There’s a reason that dogs are called man’s best friend. Cuddly, protective, and downright adorable, dogs make excellent companions. What could be better than coming home after a long day at work and having your furry friend greet you at the door with doggy kisses?
Dogs are notoriously loyal and seem to love their human companions, but how much of that is biology and how much of it is genuine affection? Sure, your dog may eagerly rush into your arms when you come home, even if you’ve only been gone for an hour, but does your dog genuinely love you?
Can science prove that dogs love their humans?
According to a 2015 Japanese study (via ABC News) there’s some pretty compelling evidence that your dog’s love for you is the real deal. The hormone oxytocin works as a neurotransmitter in the brain. Bursts of this “love molecule” help humans bond by registering when they hug loved ones or look into their eyes. But that dose of oxytocin also happens when humans and dogs look into each other’s eyes.
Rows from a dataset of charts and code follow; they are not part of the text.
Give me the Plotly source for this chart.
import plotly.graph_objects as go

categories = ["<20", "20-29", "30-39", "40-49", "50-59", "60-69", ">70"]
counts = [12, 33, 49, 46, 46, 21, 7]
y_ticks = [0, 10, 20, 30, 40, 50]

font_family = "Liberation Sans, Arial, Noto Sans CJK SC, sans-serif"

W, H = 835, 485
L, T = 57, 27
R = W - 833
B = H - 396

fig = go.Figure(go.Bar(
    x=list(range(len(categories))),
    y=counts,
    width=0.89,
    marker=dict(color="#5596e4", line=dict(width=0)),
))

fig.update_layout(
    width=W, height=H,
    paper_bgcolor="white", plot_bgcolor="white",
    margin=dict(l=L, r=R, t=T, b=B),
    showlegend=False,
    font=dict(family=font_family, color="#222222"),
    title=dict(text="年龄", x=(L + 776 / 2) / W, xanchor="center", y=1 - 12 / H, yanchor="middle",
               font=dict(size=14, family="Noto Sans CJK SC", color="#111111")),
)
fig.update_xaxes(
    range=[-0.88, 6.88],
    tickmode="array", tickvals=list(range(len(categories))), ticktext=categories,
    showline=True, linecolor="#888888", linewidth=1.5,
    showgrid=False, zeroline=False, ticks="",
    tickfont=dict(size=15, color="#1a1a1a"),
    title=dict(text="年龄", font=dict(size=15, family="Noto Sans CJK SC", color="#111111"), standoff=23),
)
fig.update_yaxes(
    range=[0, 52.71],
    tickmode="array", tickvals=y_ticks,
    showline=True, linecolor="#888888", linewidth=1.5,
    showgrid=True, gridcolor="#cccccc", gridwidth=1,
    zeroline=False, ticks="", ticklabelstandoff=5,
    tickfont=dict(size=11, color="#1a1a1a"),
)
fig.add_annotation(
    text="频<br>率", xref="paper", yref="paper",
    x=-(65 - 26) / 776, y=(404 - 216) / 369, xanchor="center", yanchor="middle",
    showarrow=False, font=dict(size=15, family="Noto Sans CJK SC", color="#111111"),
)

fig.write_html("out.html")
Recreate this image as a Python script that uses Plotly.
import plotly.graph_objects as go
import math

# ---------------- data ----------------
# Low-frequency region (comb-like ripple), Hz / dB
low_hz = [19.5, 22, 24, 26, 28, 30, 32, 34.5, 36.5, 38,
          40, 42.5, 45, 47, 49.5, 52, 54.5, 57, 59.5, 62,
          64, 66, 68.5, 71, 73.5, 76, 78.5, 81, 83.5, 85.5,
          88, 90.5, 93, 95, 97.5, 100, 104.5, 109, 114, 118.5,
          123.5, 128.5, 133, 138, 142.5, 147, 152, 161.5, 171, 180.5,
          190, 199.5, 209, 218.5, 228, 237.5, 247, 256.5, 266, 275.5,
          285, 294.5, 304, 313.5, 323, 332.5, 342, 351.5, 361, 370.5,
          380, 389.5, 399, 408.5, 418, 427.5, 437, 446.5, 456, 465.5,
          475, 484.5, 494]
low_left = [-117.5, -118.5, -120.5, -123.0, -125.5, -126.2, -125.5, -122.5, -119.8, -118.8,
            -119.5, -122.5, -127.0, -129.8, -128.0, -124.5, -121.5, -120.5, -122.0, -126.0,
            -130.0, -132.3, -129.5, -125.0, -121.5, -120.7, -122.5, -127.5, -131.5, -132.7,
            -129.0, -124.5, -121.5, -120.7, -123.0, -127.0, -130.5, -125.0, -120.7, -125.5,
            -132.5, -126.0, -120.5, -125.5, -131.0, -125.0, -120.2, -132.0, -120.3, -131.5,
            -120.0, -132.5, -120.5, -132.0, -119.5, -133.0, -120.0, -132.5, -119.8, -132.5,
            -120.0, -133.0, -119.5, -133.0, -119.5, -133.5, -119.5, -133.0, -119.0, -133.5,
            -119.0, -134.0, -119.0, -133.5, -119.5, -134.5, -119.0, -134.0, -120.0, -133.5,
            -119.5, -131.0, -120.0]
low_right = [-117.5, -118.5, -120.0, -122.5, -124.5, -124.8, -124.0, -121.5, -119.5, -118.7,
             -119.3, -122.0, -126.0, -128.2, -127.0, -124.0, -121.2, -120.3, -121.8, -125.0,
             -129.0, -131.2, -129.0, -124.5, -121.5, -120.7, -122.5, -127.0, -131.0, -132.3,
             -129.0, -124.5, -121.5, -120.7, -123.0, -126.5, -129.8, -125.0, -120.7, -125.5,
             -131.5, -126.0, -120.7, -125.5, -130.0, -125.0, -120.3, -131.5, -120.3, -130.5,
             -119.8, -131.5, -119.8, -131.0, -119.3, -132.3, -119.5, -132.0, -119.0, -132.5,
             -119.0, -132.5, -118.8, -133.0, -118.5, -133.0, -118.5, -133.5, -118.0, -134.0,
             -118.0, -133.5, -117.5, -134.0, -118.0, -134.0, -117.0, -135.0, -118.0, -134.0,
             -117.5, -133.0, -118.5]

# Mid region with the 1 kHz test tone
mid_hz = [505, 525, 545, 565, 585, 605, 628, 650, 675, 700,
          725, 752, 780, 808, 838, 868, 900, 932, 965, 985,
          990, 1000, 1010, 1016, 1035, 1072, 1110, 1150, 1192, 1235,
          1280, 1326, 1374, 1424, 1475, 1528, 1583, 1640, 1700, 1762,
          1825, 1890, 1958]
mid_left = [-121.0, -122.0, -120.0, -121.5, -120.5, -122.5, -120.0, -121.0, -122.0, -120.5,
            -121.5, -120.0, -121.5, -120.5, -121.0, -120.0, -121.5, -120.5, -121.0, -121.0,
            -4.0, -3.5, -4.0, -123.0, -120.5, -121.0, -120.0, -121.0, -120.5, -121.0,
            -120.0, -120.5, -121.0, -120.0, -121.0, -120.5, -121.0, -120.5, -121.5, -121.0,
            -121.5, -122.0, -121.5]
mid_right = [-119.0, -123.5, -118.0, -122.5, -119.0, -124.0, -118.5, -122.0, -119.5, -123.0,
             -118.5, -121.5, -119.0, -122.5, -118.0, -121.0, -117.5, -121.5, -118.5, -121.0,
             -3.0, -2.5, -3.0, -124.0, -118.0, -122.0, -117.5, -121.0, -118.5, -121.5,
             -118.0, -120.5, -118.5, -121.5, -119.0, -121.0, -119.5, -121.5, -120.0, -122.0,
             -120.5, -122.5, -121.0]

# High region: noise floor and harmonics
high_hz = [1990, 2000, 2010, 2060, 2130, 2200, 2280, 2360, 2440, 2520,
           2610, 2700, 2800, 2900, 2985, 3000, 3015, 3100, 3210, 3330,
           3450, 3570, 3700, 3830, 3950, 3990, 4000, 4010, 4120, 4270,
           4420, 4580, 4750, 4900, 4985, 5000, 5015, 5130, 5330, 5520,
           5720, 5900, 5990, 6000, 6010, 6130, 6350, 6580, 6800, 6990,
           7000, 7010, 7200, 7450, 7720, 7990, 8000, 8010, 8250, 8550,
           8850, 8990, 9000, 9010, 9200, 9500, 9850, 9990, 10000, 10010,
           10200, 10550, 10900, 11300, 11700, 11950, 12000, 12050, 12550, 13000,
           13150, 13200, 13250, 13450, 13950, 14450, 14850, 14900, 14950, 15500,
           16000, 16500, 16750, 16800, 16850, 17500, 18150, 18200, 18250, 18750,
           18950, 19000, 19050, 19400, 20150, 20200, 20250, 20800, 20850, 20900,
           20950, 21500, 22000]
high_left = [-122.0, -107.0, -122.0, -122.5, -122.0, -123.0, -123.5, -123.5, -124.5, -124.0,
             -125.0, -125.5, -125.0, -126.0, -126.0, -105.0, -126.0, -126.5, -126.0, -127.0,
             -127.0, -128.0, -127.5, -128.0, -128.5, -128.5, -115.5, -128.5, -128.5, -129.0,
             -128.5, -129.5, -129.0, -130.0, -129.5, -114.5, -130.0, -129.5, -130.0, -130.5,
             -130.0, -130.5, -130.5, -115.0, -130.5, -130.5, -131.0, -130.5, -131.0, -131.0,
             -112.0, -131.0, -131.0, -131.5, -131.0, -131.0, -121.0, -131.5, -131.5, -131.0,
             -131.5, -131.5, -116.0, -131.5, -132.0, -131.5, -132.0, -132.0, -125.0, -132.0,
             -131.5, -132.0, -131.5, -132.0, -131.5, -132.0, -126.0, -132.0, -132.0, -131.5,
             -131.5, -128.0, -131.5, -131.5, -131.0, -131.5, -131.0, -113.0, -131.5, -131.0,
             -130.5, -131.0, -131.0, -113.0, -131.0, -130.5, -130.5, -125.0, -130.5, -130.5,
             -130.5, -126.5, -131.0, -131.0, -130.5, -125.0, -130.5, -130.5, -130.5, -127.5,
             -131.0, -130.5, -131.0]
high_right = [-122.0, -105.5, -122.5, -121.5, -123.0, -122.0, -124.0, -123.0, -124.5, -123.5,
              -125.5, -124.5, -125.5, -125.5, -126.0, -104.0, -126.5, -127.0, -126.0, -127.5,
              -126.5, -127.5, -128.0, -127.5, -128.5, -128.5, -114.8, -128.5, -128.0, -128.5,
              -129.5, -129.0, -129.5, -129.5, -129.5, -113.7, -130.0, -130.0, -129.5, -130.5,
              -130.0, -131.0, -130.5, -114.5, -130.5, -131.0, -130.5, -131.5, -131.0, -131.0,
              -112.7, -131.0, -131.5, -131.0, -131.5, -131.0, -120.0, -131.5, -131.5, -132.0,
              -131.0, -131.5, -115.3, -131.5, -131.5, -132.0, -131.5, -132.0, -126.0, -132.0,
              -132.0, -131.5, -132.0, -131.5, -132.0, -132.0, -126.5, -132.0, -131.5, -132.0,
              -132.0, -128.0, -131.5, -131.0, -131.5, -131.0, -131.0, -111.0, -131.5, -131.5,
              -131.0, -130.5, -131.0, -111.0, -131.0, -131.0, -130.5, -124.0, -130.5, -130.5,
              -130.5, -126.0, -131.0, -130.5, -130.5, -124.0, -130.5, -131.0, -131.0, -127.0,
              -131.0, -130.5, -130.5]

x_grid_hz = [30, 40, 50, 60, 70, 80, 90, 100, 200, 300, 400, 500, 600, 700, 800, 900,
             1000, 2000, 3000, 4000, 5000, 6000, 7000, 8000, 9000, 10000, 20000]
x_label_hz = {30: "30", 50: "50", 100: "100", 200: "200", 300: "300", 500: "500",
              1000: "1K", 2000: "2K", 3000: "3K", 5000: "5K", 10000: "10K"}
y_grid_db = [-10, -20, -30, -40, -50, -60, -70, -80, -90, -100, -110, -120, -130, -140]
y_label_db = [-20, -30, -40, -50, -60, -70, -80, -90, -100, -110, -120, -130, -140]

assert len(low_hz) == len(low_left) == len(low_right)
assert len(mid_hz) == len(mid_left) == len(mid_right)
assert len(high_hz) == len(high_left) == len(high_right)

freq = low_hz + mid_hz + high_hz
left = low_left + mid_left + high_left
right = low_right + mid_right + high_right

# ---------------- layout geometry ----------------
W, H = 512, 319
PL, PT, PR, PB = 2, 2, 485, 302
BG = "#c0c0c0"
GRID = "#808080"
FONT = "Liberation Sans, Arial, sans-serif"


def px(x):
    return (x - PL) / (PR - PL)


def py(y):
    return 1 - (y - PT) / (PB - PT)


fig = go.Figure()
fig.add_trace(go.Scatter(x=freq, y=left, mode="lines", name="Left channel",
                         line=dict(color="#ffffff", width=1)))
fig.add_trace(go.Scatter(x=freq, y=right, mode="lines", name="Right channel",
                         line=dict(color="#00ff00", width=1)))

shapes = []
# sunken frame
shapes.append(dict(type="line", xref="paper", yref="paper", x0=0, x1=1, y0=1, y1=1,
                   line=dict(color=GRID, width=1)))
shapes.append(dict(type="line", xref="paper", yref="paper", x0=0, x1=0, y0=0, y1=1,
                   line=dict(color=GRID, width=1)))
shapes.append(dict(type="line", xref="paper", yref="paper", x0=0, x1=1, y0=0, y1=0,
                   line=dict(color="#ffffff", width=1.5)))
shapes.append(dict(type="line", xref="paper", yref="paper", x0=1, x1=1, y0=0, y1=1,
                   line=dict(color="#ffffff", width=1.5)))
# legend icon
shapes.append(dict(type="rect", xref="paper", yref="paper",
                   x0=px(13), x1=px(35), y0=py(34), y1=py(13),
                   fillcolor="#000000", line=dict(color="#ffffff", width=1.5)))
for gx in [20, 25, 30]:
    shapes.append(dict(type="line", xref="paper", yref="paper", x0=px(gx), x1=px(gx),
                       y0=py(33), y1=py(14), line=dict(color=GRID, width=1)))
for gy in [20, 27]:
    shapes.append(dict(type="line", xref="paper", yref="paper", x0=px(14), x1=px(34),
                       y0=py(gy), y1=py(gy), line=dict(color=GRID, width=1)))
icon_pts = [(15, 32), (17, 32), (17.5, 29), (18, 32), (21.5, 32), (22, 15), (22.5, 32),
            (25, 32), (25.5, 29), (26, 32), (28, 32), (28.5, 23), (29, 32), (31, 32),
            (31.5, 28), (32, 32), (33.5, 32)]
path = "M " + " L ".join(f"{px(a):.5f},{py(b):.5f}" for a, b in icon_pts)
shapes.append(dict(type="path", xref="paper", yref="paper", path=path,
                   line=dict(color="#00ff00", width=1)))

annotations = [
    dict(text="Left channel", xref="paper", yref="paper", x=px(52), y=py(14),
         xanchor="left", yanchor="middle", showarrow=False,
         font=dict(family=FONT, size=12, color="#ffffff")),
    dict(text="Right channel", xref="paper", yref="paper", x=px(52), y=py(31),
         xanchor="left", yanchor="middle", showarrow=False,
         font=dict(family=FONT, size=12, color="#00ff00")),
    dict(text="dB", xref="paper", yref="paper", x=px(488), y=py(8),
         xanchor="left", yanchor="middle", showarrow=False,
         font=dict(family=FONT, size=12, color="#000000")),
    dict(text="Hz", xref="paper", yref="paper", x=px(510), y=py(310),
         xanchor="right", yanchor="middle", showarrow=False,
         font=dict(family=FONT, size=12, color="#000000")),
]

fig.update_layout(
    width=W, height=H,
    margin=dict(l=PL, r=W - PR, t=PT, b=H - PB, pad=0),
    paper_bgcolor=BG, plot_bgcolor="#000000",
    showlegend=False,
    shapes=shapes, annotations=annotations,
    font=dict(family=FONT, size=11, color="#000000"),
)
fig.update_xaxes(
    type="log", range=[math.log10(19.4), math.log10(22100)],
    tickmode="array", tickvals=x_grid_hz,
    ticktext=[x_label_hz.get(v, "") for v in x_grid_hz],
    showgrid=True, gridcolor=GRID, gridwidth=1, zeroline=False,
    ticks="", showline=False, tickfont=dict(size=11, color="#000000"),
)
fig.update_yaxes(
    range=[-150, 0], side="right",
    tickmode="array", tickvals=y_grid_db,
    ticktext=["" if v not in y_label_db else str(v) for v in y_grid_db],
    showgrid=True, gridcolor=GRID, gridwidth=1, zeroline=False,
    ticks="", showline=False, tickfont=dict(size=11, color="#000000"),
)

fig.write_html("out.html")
The human and dog each experience a spike of oxytocin in what is known as the “oxytocin-gaze positive loop.”
In 2014, a neuroscientist named Dr. Gregory Berns scanned dogs’ brains and found out that they lit up differently when a dog sniffed their owner than when they sniffed another human or dog. If that’s not love, what is?
How can you tell if your dog loves you?
Now, a dog being capable of love doesn’t mean that they love just anyone who comes along. How can you tell if your dog loves you?
According to Berns, it’s as simple as your dog liking to spend time with you. “I’ve seen many dogs who just like being around their person,” he told HuffPost. “They crave the attention, they crave the contact and they will choose that over food. Is that love? I would call it that, yes. We call it that in humans.”